──────── EXERCISE DATA ────────

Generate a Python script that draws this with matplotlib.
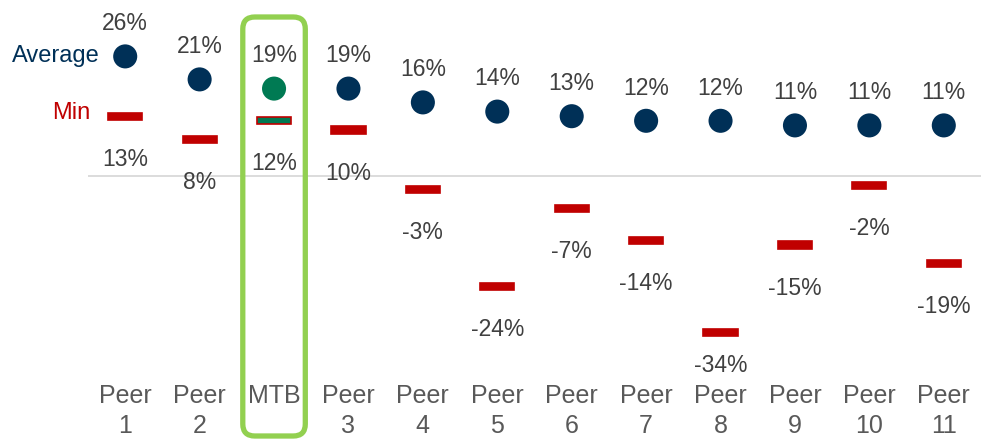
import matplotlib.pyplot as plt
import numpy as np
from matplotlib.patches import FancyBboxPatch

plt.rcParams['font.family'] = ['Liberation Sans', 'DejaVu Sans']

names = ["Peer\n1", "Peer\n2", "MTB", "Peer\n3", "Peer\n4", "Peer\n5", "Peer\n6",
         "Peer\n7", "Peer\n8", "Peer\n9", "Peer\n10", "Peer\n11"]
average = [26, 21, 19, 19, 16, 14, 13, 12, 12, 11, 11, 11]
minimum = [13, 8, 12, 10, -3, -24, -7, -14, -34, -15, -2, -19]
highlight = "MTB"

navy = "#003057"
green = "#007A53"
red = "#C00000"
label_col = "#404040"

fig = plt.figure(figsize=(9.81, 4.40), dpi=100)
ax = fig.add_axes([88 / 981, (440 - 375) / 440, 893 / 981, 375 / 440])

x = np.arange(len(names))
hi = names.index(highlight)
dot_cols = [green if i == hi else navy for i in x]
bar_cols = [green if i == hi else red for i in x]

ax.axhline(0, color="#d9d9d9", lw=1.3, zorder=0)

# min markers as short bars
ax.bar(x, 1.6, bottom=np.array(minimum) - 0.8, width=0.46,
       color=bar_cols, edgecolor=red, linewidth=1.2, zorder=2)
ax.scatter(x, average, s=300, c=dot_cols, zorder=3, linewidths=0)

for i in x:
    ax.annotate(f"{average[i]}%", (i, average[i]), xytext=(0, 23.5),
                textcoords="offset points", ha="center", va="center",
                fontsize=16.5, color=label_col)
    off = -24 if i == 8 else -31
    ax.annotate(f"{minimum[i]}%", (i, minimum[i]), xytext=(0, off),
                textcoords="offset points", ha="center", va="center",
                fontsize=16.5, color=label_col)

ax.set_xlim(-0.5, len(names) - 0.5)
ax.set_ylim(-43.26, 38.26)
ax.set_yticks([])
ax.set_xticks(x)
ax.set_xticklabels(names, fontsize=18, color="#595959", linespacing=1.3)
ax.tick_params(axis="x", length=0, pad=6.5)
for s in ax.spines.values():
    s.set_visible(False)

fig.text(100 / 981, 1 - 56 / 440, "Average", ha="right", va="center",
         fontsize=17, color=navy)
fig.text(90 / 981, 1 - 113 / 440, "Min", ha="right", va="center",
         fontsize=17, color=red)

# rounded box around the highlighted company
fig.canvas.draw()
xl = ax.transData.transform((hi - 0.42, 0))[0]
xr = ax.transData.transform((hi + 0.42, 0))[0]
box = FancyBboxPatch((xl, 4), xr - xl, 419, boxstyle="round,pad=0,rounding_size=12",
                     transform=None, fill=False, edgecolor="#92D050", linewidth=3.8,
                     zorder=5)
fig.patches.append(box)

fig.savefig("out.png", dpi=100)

────────
──────── EXERCISE DATA ────────

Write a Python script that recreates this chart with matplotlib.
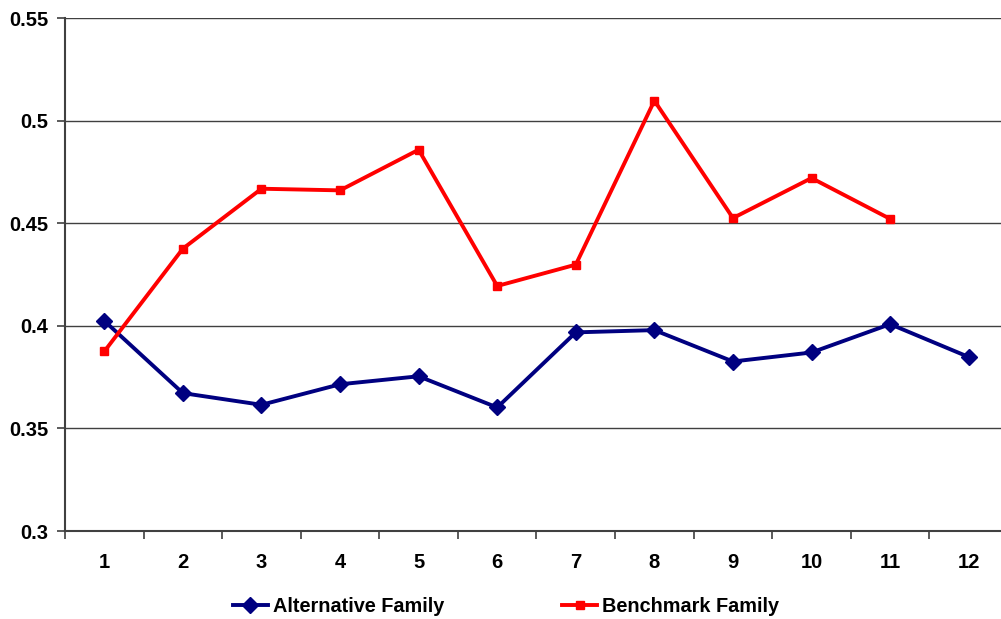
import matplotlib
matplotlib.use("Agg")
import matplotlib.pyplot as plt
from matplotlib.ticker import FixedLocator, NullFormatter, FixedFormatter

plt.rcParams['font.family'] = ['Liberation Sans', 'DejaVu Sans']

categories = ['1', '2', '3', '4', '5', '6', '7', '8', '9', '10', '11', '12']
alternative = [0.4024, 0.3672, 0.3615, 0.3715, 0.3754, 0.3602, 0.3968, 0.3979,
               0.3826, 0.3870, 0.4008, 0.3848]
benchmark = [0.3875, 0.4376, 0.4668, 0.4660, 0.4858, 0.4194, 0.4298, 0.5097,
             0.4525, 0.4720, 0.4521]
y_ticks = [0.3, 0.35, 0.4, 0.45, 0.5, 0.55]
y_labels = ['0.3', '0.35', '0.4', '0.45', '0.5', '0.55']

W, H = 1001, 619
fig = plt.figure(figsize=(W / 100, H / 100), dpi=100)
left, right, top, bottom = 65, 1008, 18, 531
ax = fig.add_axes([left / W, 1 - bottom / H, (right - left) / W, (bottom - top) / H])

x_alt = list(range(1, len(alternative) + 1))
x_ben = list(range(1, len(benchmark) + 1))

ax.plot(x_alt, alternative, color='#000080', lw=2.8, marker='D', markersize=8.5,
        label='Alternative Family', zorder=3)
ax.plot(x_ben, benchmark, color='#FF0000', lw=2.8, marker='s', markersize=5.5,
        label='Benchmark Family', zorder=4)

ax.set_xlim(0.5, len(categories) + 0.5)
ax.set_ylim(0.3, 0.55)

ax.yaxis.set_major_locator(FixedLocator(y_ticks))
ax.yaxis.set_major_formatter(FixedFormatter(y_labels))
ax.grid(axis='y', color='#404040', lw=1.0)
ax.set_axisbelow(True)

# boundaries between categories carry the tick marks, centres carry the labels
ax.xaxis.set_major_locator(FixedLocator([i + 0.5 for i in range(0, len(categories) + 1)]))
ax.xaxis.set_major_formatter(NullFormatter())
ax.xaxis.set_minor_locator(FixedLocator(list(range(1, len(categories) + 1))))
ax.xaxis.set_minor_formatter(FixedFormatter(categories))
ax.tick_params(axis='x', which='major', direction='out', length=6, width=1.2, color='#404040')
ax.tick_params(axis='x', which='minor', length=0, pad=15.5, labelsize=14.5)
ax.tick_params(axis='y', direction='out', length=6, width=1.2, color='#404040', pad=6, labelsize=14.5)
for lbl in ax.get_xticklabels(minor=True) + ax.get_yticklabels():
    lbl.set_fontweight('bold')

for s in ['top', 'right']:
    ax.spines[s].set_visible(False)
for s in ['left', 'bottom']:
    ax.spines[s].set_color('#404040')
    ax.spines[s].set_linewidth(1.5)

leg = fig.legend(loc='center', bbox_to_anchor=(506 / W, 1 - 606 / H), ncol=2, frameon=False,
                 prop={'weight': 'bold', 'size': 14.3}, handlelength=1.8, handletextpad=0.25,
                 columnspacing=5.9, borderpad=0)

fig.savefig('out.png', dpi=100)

────────

SHORT PROBLEM: In the listing above, find the line with "Generate a Python" and the line with "fontsize=17, color=red)". Copy both of them and every line between, exactly, but not the pictures.

OUTPUT OF THE EXERCISE:
Generate a Python script that draws this with matplotlib.
import matplotlib.pyplot as plt
import numpy as np
from matplotlib.patches import FancyBboxPatch

plt.rcParams['font.family'] = ['Liberation Sans', 'DejaVu Sans']

names = ["Peer\n1", "Peer\n2", "MTB", "Peer\n3", "Peer\n4", "Peer\n5", "Peer\n6",
         "Peer\n7", "Peer\n8", "Peer\n9", "Peer\n10", "Peer\n11"]
average = [26, 21, 19, 19, 16, 14, 13, 12, 12, 11, 11, 11]
minimum = [13, 8, 12, 10, -3, -24, -7, -14, -34, -15, -2, -19]
highlight = "MTB"

navy = "#003057"
green = "#007A53"
red = "#C00000"
label_col = "#404040"

fig = plt.figure(figsize=(9.81, 4.40), dpi=100)
ax = fig.add_axes([88 / 981, (440 - 375) / 440, 893 / 981, 375 / 440])

x = np.arange(len(names))
hi = names.index(highlight)
dot_cols = [green if i == hi else navy for i in x]
bar_cols = [green if i == hi else red for i in x]

ax.axhline(0, color="#d9d9d9", lw=1.3, zorder=0)

# min markers as short bars
ax.bar(x, 1.6, bottom=np.array(minimum) - 0.8, width=0.46,
       color=bar_cols, edgecolor=red, linewidth=1.2, zorder=2)
ax.scatter(x, average, s=300, c=dot_cols, zorder=3, linewidths=0)

for i in x:
    ax.annotate(f"{average[i]}%", (i, average[i]), xytext=(0, 23.5),
                textcoords="offset points", ha="center", va="center",
                fontsize=16.5, color=label_col)
    off = -24 if i == 8 else -31
    ax.annotate(f"{minimum[i]}%", (i, minimum[i]), xytext=(0, off),
                textcoords="offset points", ha="center", va="center",
                fontsize=16.5, color=label_col)

ax.set_xlim(-0.5, len(names) - 0.5)
ax.set_ylim(-43.26, 38.26)
ax.set_yticks([])
ax.set_xticks(x)
ax.set_xticklabels(names, fontsize=18, color="#595959", linespacing=1.3)
ax.tick_params(axis="x", length=0, pad=6.5)
for s in ax.spines.values():
    s.set_visible(False)

fig.text(100 / 981, 1 - 56 / 440, "Average", ha="right", va="center",
         fontsize=17, color=navy)
fig.text(90 / 981, 1 - 113 / 440, "Min", ha="right", va="center",
         fontsize=17, color=red)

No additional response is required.